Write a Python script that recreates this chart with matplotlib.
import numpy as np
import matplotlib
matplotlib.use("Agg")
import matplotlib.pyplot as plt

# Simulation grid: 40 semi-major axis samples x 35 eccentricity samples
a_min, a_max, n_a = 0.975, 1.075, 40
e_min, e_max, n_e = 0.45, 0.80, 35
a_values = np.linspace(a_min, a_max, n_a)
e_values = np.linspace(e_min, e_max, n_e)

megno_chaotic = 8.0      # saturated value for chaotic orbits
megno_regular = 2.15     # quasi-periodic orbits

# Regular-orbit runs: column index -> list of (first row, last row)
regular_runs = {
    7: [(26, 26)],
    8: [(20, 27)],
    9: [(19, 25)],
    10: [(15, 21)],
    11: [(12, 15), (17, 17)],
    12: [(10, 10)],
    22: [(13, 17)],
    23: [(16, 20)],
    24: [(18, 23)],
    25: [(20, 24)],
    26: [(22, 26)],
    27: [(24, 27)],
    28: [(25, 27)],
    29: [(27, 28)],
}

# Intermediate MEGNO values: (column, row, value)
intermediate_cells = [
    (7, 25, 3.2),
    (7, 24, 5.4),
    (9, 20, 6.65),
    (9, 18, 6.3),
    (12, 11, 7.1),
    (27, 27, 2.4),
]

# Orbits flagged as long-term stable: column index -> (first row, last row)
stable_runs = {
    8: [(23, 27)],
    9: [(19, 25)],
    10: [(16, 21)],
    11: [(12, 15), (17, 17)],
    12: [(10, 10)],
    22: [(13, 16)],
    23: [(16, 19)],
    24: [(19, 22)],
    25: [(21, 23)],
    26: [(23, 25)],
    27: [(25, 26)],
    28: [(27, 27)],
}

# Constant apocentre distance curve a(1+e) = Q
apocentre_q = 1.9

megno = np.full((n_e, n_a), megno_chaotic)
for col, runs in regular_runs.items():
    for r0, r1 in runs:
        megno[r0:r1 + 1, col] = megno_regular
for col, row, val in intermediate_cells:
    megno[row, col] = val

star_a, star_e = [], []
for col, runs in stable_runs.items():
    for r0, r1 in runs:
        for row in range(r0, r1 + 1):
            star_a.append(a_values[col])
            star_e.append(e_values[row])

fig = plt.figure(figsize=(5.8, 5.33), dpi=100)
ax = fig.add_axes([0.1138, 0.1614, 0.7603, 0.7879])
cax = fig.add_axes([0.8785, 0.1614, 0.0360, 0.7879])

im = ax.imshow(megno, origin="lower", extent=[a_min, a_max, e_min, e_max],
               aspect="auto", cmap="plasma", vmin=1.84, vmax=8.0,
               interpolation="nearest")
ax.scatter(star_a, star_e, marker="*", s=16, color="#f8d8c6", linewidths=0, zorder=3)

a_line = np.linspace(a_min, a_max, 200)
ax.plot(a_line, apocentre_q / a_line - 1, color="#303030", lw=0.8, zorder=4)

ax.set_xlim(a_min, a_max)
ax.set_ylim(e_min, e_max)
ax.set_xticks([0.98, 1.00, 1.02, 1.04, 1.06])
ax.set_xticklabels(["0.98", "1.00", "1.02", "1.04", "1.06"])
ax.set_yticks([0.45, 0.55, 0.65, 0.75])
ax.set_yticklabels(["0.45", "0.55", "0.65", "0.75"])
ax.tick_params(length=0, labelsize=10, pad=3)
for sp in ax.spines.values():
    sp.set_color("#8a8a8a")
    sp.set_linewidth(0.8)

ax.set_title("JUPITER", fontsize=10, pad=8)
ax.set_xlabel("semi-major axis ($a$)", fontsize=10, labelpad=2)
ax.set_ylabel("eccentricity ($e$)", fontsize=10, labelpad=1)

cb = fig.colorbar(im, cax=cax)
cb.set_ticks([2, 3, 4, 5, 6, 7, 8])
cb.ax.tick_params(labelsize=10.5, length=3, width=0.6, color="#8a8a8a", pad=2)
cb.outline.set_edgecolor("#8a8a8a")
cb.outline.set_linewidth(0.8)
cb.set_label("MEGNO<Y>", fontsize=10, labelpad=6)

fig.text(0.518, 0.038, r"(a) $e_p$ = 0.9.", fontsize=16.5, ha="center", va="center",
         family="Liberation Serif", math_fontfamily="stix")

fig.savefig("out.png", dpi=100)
* * *
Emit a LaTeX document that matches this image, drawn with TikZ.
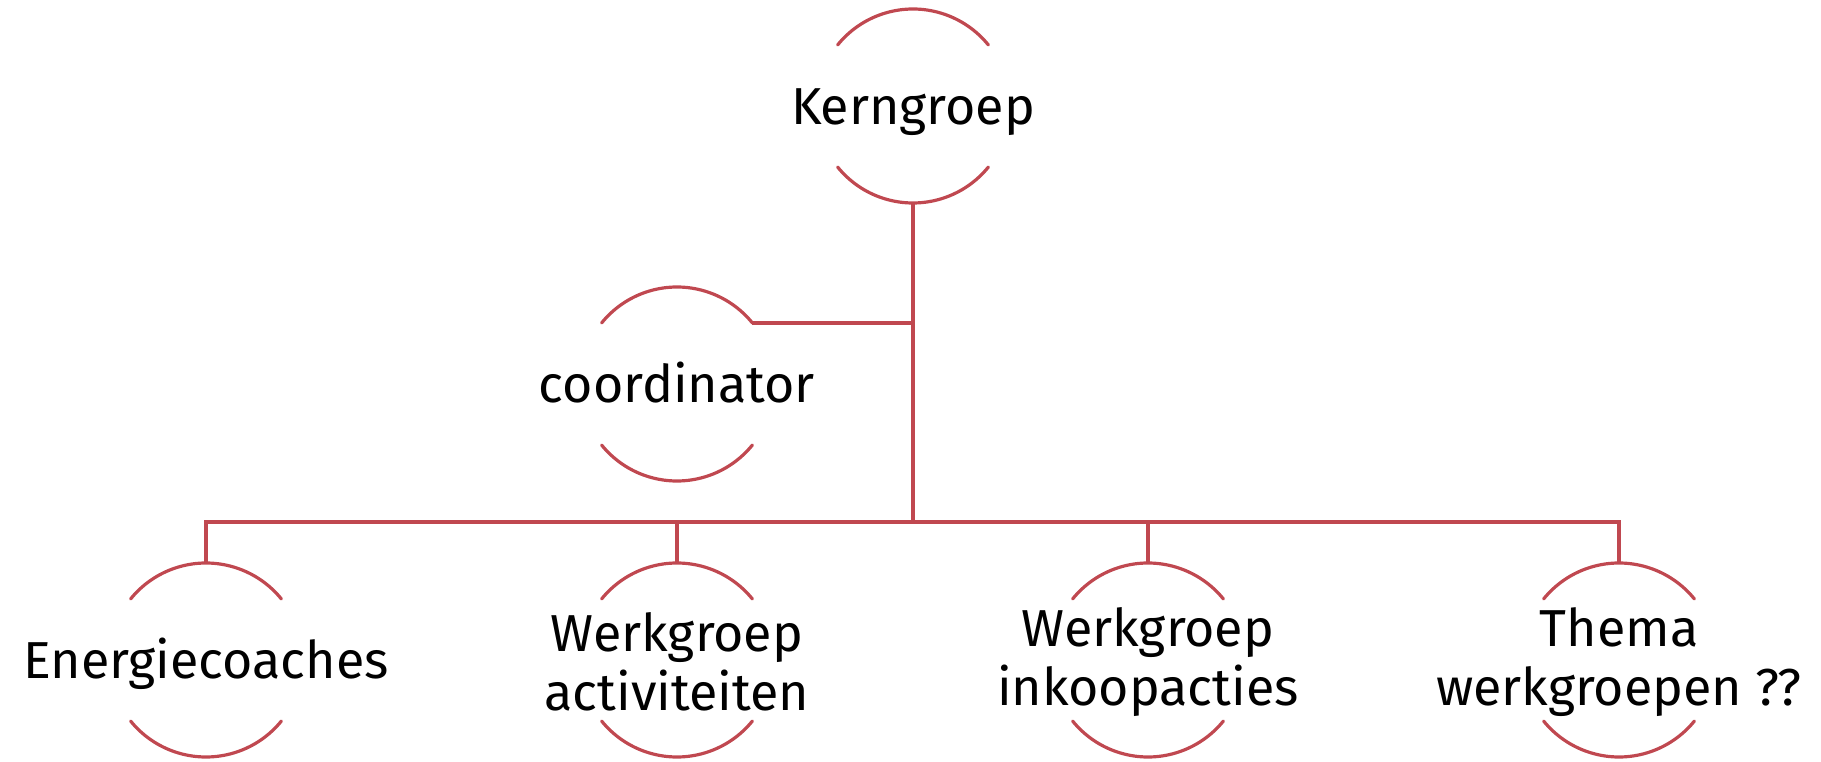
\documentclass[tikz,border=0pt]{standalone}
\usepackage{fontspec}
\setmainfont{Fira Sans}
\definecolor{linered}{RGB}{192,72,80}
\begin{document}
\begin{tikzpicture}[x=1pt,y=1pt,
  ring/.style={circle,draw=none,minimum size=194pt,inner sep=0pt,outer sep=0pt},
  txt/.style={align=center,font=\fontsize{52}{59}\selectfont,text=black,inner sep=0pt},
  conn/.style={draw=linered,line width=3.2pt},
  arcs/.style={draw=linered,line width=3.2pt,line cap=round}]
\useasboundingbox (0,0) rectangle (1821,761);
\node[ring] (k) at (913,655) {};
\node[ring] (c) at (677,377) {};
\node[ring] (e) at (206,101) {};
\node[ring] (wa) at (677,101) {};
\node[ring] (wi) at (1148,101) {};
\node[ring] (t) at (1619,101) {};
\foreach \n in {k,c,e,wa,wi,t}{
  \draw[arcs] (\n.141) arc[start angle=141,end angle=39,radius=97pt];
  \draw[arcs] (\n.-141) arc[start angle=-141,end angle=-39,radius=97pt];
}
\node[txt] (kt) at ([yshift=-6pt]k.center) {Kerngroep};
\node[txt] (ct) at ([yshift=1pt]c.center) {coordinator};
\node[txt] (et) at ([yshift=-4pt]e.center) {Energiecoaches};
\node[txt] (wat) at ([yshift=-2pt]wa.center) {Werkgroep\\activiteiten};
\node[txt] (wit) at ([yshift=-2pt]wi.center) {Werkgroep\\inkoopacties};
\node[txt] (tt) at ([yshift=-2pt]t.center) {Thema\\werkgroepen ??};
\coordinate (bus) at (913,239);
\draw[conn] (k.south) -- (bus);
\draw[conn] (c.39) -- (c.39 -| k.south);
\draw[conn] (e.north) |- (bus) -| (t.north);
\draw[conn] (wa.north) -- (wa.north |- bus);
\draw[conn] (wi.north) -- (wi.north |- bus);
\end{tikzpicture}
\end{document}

### What to work on
Reproduce the lines exactly, taking as the first line the one with "Write a Python" and as the last line the one with "e_values = np.linspace(e_min, e_max, n_e)", and include nothing else.

### Final result
Write a Python script that recreates this chart with matplotlib.
import numpy as np
import matplotlib
matplotlib.use("Agg")
import matplotlib.pyplot as plt

# Simulation grid: 40 semi-major axis samples x 35 eccentricity samples
a_min, a_max, n_a = 0.975, 1.075, 40
e_min, e_max, n_e = 0.45, 0.80, 35
a_values = np.linspace(a_min, a_max, n_a)
e_values = np.linspace(e_min, e_max, n_e)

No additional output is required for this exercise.